Saturday, March 20, 2010

Return to Kumano “Road of Sanctuary”

Our arrival in Shingu, Japan, was like old home week. Within fifteen minutes we had dinner invitations, offers of tours and a hearty welcome from the people we'd met five years ago. Shingu is about the same size as Whitehorse so we appreciated the sense of community.


During our stay we enjoyed catching up on our young friend Takaya who visited us in Whitehorse (and subsequently invented, tested and was rescued from his boat made of plastic pop bottles) and meeting again the interpreters for the Kumano Koda heritage site and the friendly staff of the city tourist information office. We also met the long time English teacher who uses his classes to translate heritage information into English.


Kyoko Fukutsuji took us for a day trip to onsen (hotsprings) up in the mountains. At Yonomine onsen the water bubbles up beside the creek almost boiling. Villagers cook their vegetables and eggs in the upwelling water. Two women offered to share some of their cooking with us and we sampled broccoli, winter greens, podded peas and boiled eggs.

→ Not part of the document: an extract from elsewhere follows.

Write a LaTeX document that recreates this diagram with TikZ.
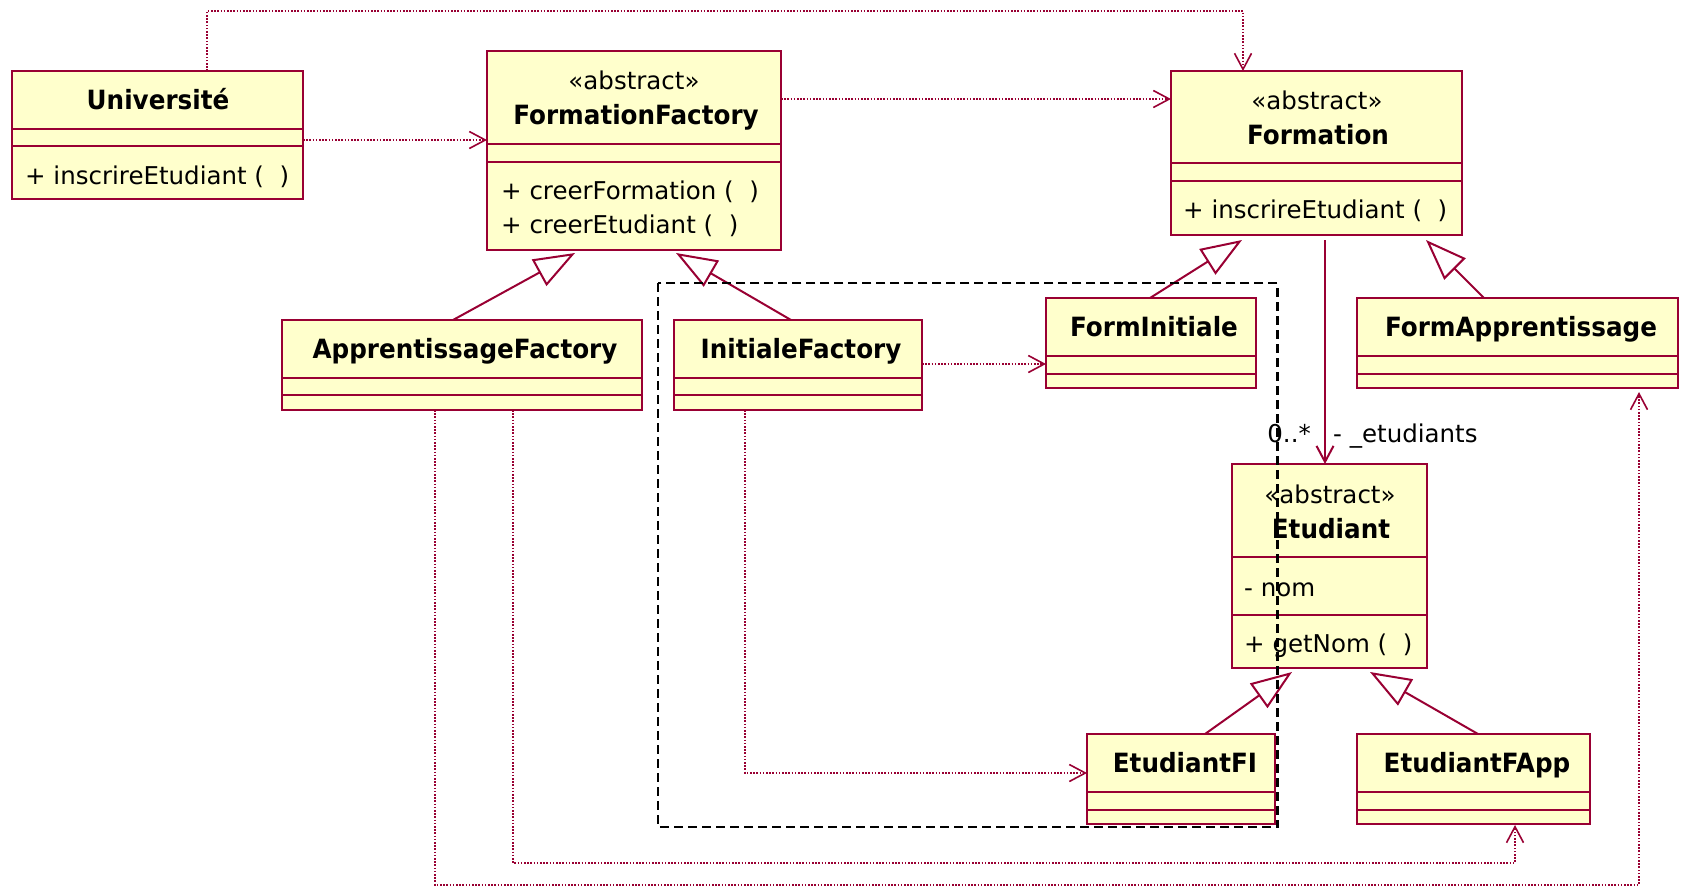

A great treat as we sat on the stones beside the spring in the sunshine. It took me a few minutes to realize my buttocks were getting cooked at the same temperature as the broccoli.

Later we walked the last stretch from the mountains down to the important Hongo Taishu Shrine. On our way we met a group of Japanese men with an ambitious weekend of pilgrimage travel before them. Learning we were from Canada got us the by now familiar response, "Ahh, Vancouver Olympics." Together we saw the first view of the largest tori gate in Japan which marks the entrance to the shrine.

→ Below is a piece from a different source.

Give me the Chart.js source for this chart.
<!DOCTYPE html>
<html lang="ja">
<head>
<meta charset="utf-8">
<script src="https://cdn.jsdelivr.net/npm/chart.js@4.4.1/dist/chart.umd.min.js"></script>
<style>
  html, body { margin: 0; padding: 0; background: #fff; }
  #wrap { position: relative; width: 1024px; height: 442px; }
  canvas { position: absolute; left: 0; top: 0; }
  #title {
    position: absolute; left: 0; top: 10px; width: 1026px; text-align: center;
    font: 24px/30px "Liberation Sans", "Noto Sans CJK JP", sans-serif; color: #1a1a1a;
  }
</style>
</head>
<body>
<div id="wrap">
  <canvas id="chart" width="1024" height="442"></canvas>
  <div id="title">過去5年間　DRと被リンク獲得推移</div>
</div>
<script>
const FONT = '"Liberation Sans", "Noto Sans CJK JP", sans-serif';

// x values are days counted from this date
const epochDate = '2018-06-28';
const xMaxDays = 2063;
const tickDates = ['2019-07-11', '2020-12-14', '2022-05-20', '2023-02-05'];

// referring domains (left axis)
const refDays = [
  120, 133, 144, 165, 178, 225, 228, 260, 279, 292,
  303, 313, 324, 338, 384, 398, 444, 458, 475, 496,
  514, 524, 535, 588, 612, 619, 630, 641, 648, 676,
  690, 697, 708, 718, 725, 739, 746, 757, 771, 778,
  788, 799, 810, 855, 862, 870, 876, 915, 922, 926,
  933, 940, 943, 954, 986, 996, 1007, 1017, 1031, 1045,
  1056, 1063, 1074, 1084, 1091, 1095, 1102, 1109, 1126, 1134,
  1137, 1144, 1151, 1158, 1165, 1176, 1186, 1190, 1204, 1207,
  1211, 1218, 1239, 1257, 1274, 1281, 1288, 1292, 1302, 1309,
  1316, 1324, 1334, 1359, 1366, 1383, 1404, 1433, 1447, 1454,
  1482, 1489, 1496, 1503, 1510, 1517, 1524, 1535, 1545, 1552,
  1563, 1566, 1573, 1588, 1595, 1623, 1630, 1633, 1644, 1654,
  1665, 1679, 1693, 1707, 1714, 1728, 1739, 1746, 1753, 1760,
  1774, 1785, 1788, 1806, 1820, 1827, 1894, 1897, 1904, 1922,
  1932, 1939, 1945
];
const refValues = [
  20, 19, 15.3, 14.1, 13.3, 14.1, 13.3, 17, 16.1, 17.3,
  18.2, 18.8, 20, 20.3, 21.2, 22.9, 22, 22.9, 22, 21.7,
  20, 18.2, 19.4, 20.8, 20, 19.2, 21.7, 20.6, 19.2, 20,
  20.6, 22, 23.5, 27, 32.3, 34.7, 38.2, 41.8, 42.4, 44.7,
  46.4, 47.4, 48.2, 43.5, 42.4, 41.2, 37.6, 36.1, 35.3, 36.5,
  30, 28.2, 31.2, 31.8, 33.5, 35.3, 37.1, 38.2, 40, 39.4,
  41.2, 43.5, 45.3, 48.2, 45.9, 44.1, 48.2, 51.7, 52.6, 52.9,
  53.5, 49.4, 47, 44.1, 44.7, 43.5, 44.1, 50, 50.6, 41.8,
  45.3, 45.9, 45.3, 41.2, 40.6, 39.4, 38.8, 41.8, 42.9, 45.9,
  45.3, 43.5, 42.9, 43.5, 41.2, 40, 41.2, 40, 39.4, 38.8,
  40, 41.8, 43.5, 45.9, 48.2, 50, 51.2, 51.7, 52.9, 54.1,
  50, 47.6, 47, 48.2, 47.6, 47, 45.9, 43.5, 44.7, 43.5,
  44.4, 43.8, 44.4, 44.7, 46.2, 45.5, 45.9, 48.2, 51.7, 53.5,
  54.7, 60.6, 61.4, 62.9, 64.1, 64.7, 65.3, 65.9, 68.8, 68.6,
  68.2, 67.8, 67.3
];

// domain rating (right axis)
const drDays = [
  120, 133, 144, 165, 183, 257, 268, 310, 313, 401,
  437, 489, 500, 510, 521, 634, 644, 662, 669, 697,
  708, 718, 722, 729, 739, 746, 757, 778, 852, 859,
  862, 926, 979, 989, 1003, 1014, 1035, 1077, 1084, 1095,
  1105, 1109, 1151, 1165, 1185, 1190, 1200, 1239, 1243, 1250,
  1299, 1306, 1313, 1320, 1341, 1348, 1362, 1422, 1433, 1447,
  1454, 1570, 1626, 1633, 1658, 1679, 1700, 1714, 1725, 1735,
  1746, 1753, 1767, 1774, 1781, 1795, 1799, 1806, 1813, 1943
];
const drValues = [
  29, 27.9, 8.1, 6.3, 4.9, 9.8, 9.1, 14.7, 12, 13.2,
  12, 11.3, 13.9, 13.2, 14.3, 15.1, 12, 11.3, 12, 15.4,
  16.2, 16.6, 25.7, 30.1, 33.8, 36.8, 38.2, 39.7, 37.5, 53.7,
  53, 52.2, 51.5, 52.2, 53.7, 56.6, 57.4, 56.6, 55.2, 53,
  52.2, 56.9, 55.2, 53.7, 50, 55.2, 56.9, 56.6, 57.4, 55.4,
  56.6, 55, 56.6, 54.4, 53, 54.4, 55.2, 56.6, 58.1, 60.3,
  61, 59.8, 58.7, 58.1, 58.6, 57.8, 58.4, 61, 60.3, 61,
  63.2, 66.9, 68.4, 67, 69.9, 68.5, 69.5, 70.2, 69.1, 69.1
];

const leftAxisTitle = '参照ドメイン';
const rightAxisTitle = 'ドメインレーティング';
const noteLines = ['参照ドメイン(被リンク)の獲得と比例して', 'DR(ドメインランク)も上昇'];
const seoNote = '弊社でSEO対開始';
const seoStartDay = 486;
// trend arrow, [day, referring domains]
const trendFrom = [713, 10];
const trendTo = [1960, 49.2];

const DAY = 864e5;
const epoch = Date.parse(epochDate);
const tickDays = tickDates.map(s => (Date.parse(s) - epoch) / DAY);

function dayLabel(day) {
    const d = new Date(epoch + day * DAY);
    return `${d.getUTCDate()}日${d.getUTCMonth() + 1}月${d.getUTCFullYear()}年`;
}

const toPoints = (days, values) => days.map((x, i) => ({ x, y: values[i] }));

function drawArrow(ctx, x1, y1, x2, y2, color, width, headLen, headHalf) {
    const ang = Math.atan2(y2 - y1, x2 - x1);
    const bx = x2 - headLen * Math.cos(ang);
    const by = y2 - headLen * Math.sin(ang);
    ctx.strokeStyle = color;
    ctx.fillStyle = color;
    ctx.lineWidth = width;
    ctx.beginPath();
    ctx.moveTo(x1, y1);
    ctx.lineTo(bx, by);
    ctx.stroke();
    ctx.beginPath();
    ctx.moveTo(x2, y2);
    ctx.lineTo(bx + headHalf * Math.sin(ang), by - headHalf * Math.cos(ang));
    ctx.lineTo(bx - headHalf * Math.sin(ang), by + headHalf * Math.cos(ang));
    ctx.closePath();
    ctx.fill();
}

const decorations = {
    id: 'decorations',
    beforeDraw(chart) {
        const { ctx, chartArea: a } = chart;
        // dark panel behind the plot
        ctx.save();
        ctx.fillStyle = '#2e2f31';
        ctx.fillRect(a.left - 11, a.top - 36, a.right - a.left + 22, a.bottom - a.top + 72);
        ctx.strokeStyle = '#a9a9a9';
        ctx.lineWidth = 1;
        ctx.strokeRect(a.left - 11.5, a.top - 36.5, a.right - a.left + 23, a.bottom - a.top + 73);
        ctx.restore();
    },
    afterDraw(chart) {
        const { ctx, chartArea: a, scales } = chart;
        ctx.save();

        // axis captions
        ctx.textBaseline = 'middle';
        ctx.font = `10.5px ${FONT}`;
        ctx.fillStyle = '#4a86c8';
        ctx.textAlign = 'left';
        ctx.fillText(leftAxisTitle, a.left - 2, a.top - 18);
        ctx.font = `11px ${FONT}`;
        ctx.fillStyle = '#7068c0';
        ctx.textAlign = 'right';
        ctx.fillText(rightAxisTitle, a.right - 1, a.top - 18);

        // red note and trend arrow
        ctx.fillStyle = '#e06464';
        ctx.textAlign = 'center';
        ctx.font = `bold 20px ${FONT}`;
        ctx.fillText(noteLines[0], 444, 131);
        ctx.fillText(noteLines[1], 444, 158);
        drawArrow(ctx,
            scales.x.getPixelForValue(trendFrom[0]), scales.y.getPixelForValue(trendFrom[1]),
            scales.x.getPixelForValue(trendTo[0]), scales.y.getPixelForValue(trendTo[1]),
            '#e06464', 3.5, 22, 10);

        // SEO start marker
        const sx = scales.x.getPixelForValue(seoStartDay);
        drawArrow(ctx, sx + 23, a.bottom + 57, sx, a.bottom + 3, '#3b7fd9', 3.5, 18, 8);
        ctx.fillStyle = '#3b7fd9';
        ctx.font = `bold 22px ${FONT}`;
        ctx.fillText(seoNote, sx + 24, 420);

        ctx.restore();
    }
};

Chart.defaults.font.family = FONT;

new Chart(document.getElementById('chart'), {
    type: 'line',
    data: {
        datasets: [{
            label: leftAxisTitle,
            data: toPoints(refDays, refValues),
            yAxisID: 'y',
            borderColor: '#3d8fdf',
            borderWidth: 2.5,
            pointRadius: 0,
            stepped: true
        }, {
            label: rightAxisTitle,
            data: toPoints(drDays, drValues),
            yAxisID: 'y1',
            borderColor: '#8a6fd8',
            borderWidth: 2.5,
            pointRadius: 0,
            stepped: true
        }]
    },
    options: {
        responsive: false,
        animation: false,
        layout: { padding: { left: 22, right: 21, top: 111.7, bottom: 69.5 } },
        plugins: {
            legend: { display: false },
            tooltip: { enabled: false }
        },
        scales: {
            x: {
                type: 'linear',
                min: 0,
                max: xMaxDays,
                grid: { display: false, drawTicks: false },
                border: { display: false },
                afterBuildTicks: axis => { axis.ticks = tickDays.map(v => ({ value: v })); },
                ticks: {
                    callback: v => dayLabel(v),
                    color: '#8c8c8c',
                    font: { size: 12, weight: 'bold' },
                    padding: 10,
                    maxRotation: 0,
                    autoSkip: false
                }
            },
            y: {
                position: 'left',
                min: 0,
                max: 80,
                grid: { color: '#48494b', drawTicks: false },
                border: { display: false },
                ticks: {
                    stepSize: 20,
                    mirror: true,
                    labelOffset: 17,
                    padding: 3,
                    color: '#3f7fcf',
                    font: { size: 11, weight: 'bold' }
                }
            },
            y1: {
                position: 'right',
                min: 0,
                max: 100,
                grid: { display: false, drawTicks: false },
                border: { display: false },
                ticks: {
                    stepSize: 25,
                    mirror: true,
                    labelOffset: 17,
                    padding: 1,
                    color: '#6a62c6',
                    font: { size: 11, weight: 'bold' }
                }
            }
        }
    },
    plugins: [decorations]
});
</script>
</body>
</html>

This morning we met a priest from the Asuka-jinja Shinto shrine on his day off. We sat together in the spring showers under the sheltering roof of a shrine at the base of the divine mountain of Gongenyama. The rock at the top of the mountain is the landing spot on earth for a pair of the gods. The priest accompanied the bubbling and splashing of the rock runnel by the Tori gate, playing traditional melodies on his wooden flute. The pink petals of the cherry blossoms floated gently to the stones before us.